I don't know if there is a heavy concentration of crazy around the coast or maybe it's everywhere and I've managed to shelter myself, but we have a serious issue with the crazies running rabid here. I've adapted a new way of communicating with said crazies. I do something similar to a bobble head nod...divert eye contact and just wander away. They don't seem to notice that I've pulled an exit stage left on them. Or possibly they think I'm the crazy head bobbing wanderer....who knows. Let me give you a couple of examples. One dude told me about a pet tarantula he had with a sense of humor. Charlotte (which is about the least crazy part of the story) would crawl up and sprawl across his face when he was sleeping. Now I know to an outsider this is closely akin to my talking Beaver doing movie reviews, but trust me it ain't even close. He's also heard from several sources that there are giant tree spiders in Florida (like 2ft in diameter) and he wants one. It seems his childhood was scarred by the learning that giant spiders didn't exist....bobble...walk away.
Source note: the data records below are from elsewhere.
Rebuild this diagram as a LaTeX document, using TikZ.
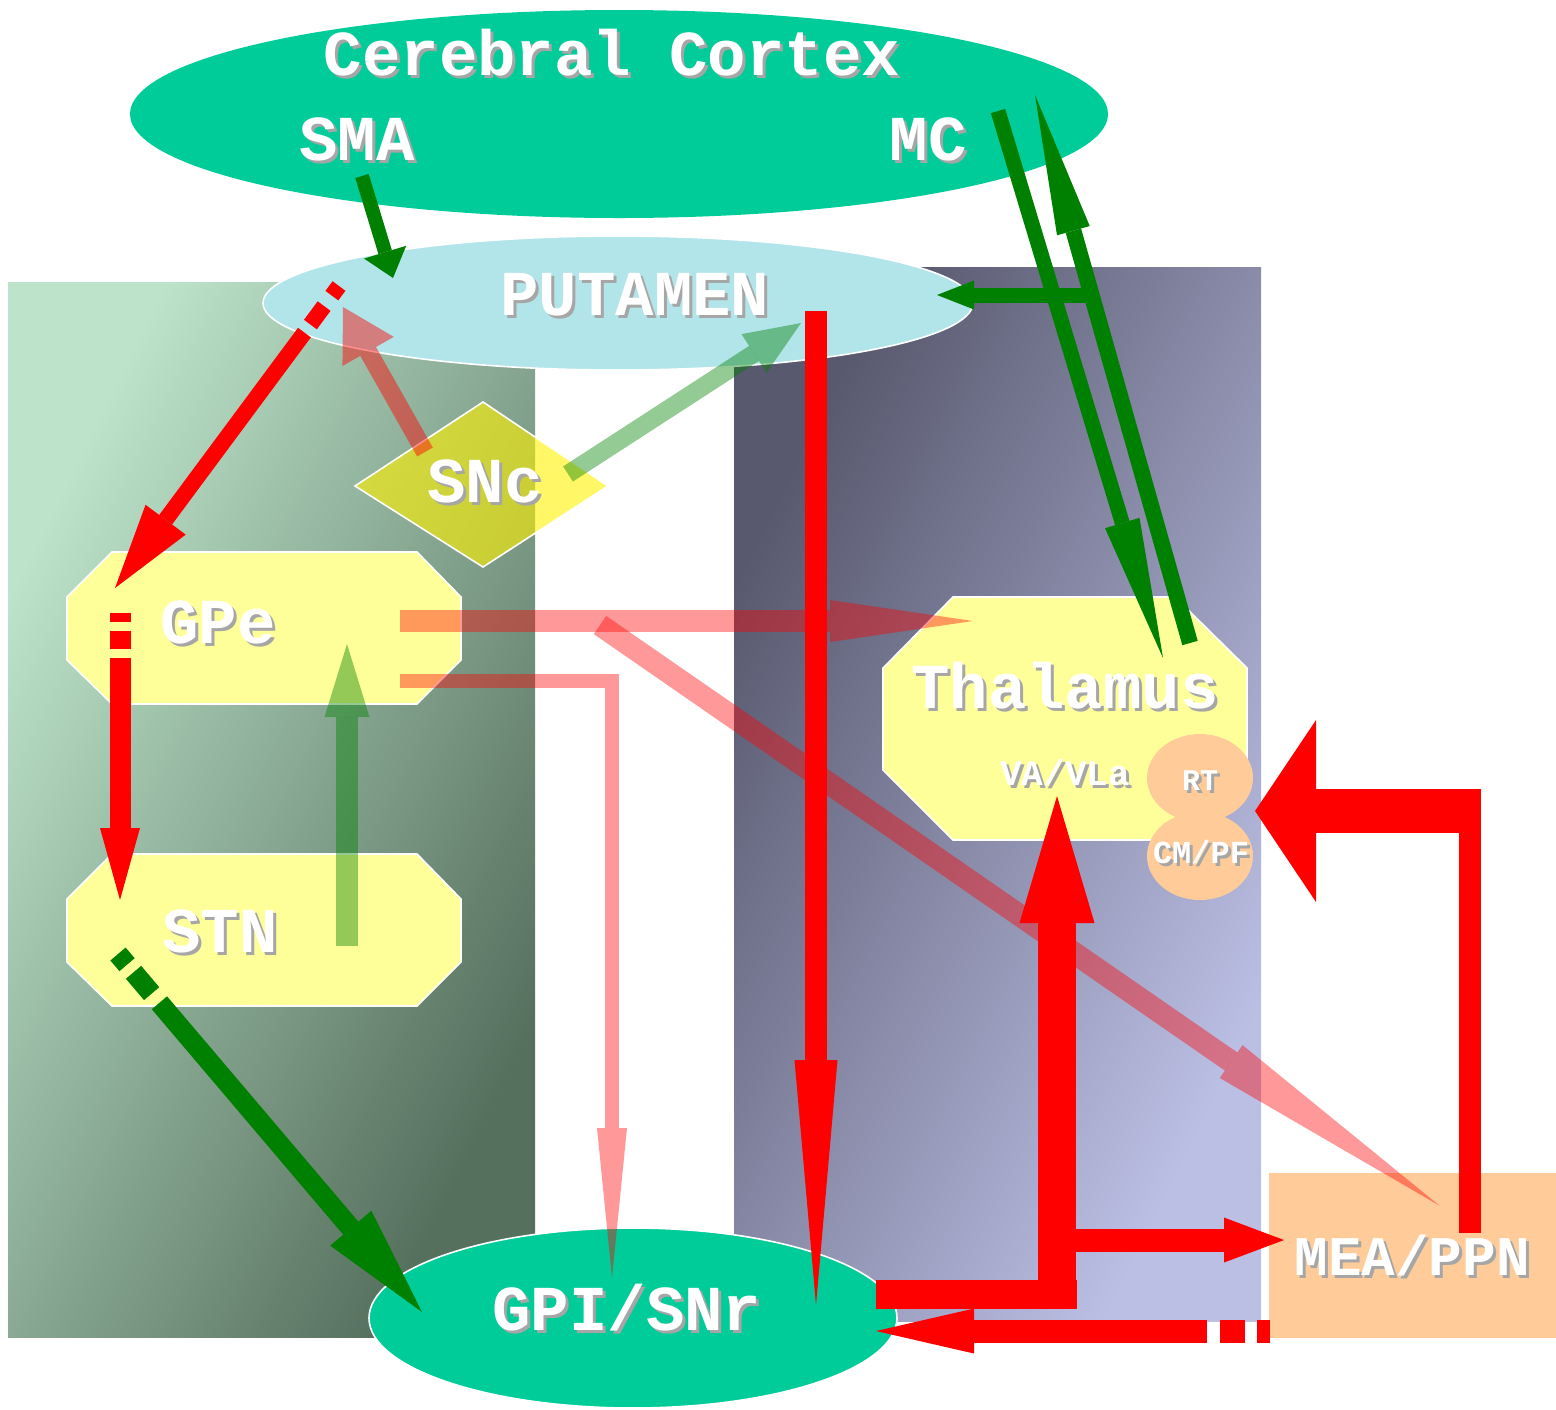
\documentclass[tikz,border=0pt]{standalone}
\usepackage{fontspec}
\setmonofont{Liberation Mono}
\usepackage{tikz}
\usetikzlibrary{arrows.meta,positioning,calc,shapes.geometric}
\definecolor{figteal}{HTML}{00CC99}
\definecolor{figcyan}{HTML}{B2E5E9}
\definecolor{figyellow}{HTML}{FFFF99}
\definecolor{figpeach}{HTML}{FFCC99}
\definecolor{figgreen}{HTML}{008000}
\definecolor{figred}{HTML}{FF0000}
\definecolor{mintlt}{HTML}{BDE3CA}
\definecolor{mintdk}{HTML}{56705E}
\definecolor{slatedk}{HTML}{58586E}
\definecolor{slatelt}{HTML}{BBBFE4}
\newcommand{\shtext}[1]{\makebox[0pt][l]{\hspace*{1.5pt}\raisebox{-1.5pt}{\textcolor{black!35}{#1}}}\textcolor{white}{#1}}
\tikzset{
  lbl/.style={inner sep=0pt, anchor=base, font=\ttfamily\bfseries\fontsize{32pt}{36pt}\selectfont},
  octbox/.style={fill=figyellow, draw=white, line width=0.8pt},
  region/.style={ellipse, inner sep=0pt},
  ah/.style 2 args={-{Triangle[length=#1,width=#2,line width=0pt]}},
}

\begin{document}
\begin{tikzpicture}[x=0.5pt,y=-0.5pt]
\useasboundingbox (0,0) rectangle (1556,1409);

% backgrounds (diagonal gradients stretched to each panel)
\shade[top color=mintlt, bottom color=mintdk, shading angle=45,
  transform canvas={xshift=4pt, yshift=-668.5pt, xscale=263.5, yscale=527.5}] (0pt,0pt) rectangle (1pt,1pt);
\shade[top color=slatedk, bottom color=slatelt, shading angle=45,
  transform canvas={xshift=367pt, yshift=-660.5pt, xscale=263.5, yscale=527}] (0pt,0pt) rectangle (1pt,1pt);
\fill[figpeach] (1269,1173) rectangle (1556,1338);

% regions
\node[region, fill=figteal, minimum width=489pt, minimum height=104pt] (cortex) at (619,114) {};
\node[region, fill=figcyan, draw=white, line width=0.8pt, minimum width=355pt, minimum height=67pt] (putamen) at (618,303) {};
\node[region, fill=figteal, draw=white, line width=0.8pt, minimum width=264pt, minimum height=90pt] (gpisnr) at (633,1318) {};

% nuclei
\filldraw[octbox] (112,552) -- (417,552) -- (461,597) -- (461,660) -- (417,704) -- (112,704) -- (67,660) -- (67,597) -- cycle;
\filldraw[octbox] (112,854) -- (417,854) -- (461,899) -- (461,962) -- (417,1006) -- (112,1006) -- (67,962) -- (67,899) -- cycle;
\filldraw[octbox] (953,597) -- (1175,597) -- (1247,668) -- (1247,770) -- (1175,840) -- (953,840) -- (883,770) -- (883,668) -- cycle;
\node[region, fill=figpeach, minimum width=53pt, minimum height=44pt] (rtcell) at (1200,778) {};
\node[region, fill=figpeach, minimum width=53pt, minimum height=44pt] (cmcell) at (1200,856) {};
\filldraw[fill=yellow, fill opacity=0.6, draw=white, line width=0.8pt] (355,486) -- (483,402) -- (608,486) -- (483,567) -- cycle;

% arrow ends
\coordinate (smaout) at (362,176);   \coordinate (putin) at (393,278);
\coordinate (mcout) at (998,111);    \coordinate (thalin) at (1163,658);
\coordinate (thalout) at (1190,643); \coordinate (mcin) at (1035,95);
\coordinate (mcbranch) at (1090,295); \coordinate (putright) at (937,295);
\coordinate (putgpe) at (339,286);   \coordinate (gpetop) at (115,588);
\coordinate (gpedown) at (120,613);  \coordinate (stntop) at (120,900);
\coordinate (stnout) at (118,954);   \coordinate (gpiin) at (422,1312);
\coordinate (gpethal) at (400,621);  \coordinate (thalleft) at (973,621);
\coordinate (gpegpi) at (400,681);   \coordinate (gpitop) at (612,1278);
\coordinate (stnup) at (347,946);    \coordinate (gpebot) at (347,644);
\coordinate (sncred) at (425,452);   \coordinate (putred) at (343,307);
\coordinate (sncgrn) at (568,474);   \coordinate (putgrn) at (801,323);
\coordinate (putdown) at (816,311);  \coordinate (gpiright) at (816,1305);
\coordinate (gpemea) at (600,625);   \coordinate (meatip) at (1440,1206);
\coordinate (gpiout) at (876,1294);  \coordinate (gpicorner) at (1077,1294);
\coordinate (vabase) at (1057,1287); \coordinate (vatip) at (1057,796);
\coordinate (vabranch) at (1057,1240); \coordinate (meain) at (1284,1240);
\coordinate (meaup) at (1470,1233);  \coordinate (meabend) at (1470,789);
\coordinate (meaturn) at (1481,811); \coordinate (rtin) at (1255,811);
\coordinate (meaout) at (1270,1331); \coordinate (gpiback) at (876,1331);

% faint pathways
\draw[figred, opacity=0.4, line width=11pt, ah={71.5pt}{21pt}] (gpethal) -- (thalleft);
\draw[figred, opacity=0.4, line width=7pt, ah={75pt}{15pt}] (gpegpi) -| (gpitop);
\draw[figred, opacity=0.4, line width=11pt, ah={127pt}{20pt}] (gpemea) -- (meatip);
\draw[figred, opacity=0.45, line width=9pt, ah={25.5pt}{29.5pt}] (sncred) -- (putred);
\draw[figgreen, opacity=0.42, line width=9pt, ah={28pt}{23pt}] (sncgrn) -- (putgrn);
\draw[figgreen, opacity=0.42, line width=11pt, ah={36.5pt}{22.5pt}] (stnup) -- (gpebot);

% solid pathways
\draw[figgreen, line width=7pt, ah={13.5pt}{22pt}] (smaout) -- (putin);
\draw[figgreen, line width=7.5pt, ah={70.5pt}{18pt}] (mcout) -- (thalin);
\draw[figgreen, line width=8pt, ah={70.5pt}{17pt}] (thalout) -- (mcin);
\draw[figgreen, line width=7.5pt, ah={18.5pt}{14.5pt}] (mcbranch) -- (putright);
\draw[figred, line width=8pt, dash pattern=on 6pt off 6.5pt on 11.5pt off 5pt on 500pt, ah={42.5pt}{25pt}] (putgpe) -- (gpetop);
\draw[figred, line width=10.5pt, dash pattern=on 4.5pt off 4.5pt on 9pt off 4.5pt on 500pt, ah={36pt}{20pt}] (gpedown) -- (stntop);
\draw[figgreen, line width=10pt, dash pattern=on 7pt off 5pt on 14pt off 6pt on 500pt, ah={55pt}{27pt}] (stnout) -- (gpiin);
\draw[figred, line width=11pt, ah={122.5pt}{21.5pt}] (putdown) -- (gpiright);
\draw[figred, line width=14.5pt] (gpiout) -- (gpicorner);
\draw[figred, line width=19pt, ah={63.5pt}{37.5pt}] (vabase) -- (vatip);
\draw[figred, line width=11.5pt, ah={30pt}{22.5pt}] (vabranch) -- (meain);
\draw[figred, line width=11pt] (meaup) -- (meabend);
\draw[figred, line width=22pt, ah={30.5pt}{91pt}] (meaturn) -- (rtin);
\draw[figred, line width=11.5pt, dash pattern=on 6.5pt off 6pt on 12.5pt off 6.5pt on 500pt, ah={49pt}{22.5pt}] (meaout) -- (gpiback);

% labels
\node[lbl] (ctxlbl) at (612,75) {\shtext{Cerebral Cortex}};
\node[lbl] (sma) at (357,160) {\shtext{SMA}};
\node[lbl] (mc) at (928,160) {\shtext{MC}};
\node[lbl] (put) at (635,315) {\shtext{PUTAMEN}};
\node[lbl] (snc) at (485,502) {\shtext{SNc}};
\node[lbl] (gpe) at (218,643) {\shtext{GPe}};
\node[lbl] (stn) at (220,952) {\shtext{STN}};
\node[lbl] (thal) at (1065,708) {\shtext{Thalamus}};
\node[lbl, font=\ttfamily\bfseries\fontsize{18pt}{20pt}\selectfont] (vavla) at (1065,785) {\shtext{VA/VLa}};
\node[lbl, font=\ttfamily\bfseries\fontsize{15pt}{17pt}\selectfont] (rt) at (1200,790) {\shtext{RT}};
\node[lbl, font=\ttfamily\bfseries\fontsize{16pt}{18pt}\selectfont] (cmpf) at (1201,863) {\shtext{CM/PF}};
\node[lbl] (gpi) at (627,1330) {\shtext{GPI/SNr}};
\node[lbl, font=\ttfamily\bfseries\fontsize{28pt}{32pt}\selectfont] (mea) at (1412,1275) {\shtext{MEA/PPN}};
\end{tikzpicture}
\end{document}
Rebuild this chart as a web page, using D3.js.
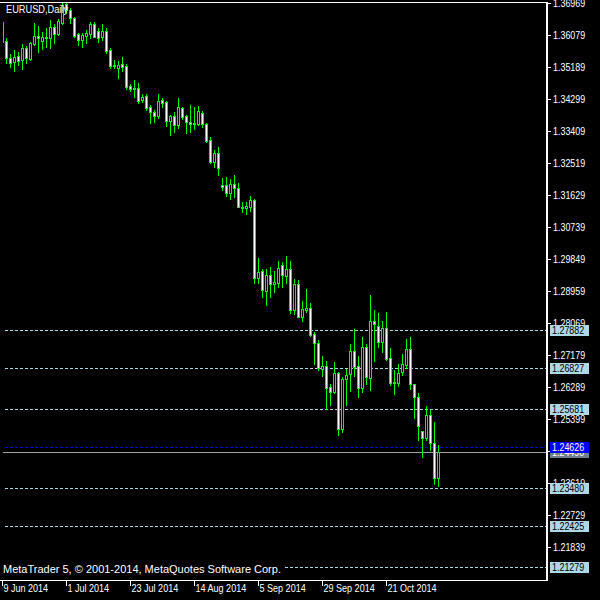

And we have the 2 hour a day bottle juggling, Tom Cruise dreaming, $150 van purchasing dude that's considering jacking someone elses tags because the $30 it would cost him seems a bit elusive. Bear in mind "I worked 65 hours at my other job last week". All I can figure is all of that bottle slinging on the couch that he probably doesn't own, must be one sporty ass habit to support...bobble...walk away.
Standing at the end of the bar getting food to go I spotted him...not Jesus...Elvis. Apparently he works for one of those singing dancing tourist traps down here...hopefully. The one thing I can't get my arms around is why all the impersonators have to have the I'm fat as hell and about to go take the death poopie Elvis look?? Where are all the young good looking hip thrusting ones?? Not getting pasta to go @ 4:30 I can tell you that. I almost asked for a picture but thought better of it. Although it would have been a great blog post it would have no doubt involved the bobble.
Lastly but considered most entertaining in my book, Nanner called and told me about the Baptist church marque she'd seen on the way home the night before. It said "If Jesus comes tomorrow will you be ready?" Her first thought "Hell, why not, I'm just going to be on the couch...the calendar is pretty open these days".
Elvis is here, Jesus is coming and I'm rocking the high end of the totem pole.